Hester Alverson Moffett, who is being inducted into the Indiana Journalism Hall of Fame posthumously, was publisher along with her husband, the late Alonzo Dale Moffett, of the former Elwood, Indiana, Daily Record.

Joan S. Bey, Woman’s Press Club of Indiana historian, sets the stage nicely for this induction by providing the following information — a little historical perspective — on what occurred in Indiana during the week of February 17, 1913:
A Muncie druggist was arrested for selling cocaine.

State legislatures were preoccupied with utility bills, and the governor was complaining about the amount of time that the formation of a Public Service Commission was taking from his already busy schedule.

Child labor laws were under discussion with a proposal before legislature that would prohibit children under 14 from being hired.

Local suffragettes were planning their march to Washington while the Women’s Conference Temperance Union members were conducting spirited (not spirituous) local meetings.

The Indianapolis Press Club, all men, of course, met for a Monday dinner meeting in the Claypool hotel.

And on page three of The Indianapolis Star of February 19, 1913, next to an expose about a landowner who was indicted for renting his property for what the reporter called “immoral purposes,” was this headline: Women Organize Press Club.

One of the organizers was Hester Alverson Moffett. She was its first president. She also was a suffragette, serving as chairman of the Women’s Franchise League for Madison County.

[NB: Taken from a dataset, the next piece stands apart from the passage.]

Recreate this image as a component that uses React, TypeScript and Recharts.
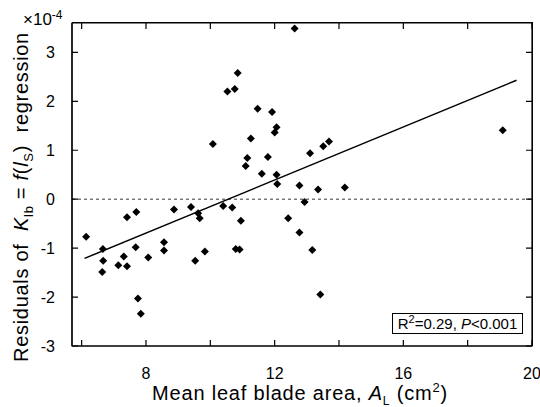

Mrs. Moffett has been given credit for founding of the Elwood Public Library through her editorials in the Daily Record. During her years in Elwood she also lobbied for bills to assist those who lived in slums and tenements and for a state library. The legislature eventually adopted the bills.

In the Women’s Press Club Yearbook of 1915-16, Mrs. Moffett wrote: “In the Women’s Press Club we have a group of women who have an opportunity to voice the new demands and purposes of women in a far reaching and effective way. There are new methods and new traditions to be established in society and politics, and women are to have a great part in this work.

“What body of women has a better opportunity to lead in those things than the Press Club? What body of women is more in the public eye or has the public ear more than the Press Club?”

She left Elwood in 1919 but continued to work with libraries in San Diego and later Los Angeles.

Little is known of her from that period until her death at Laguna Beach, California, on August 27, 1935.

Mrs. Moffett is indeed a worthy addition to the Indiana Journalism Hall of Fame.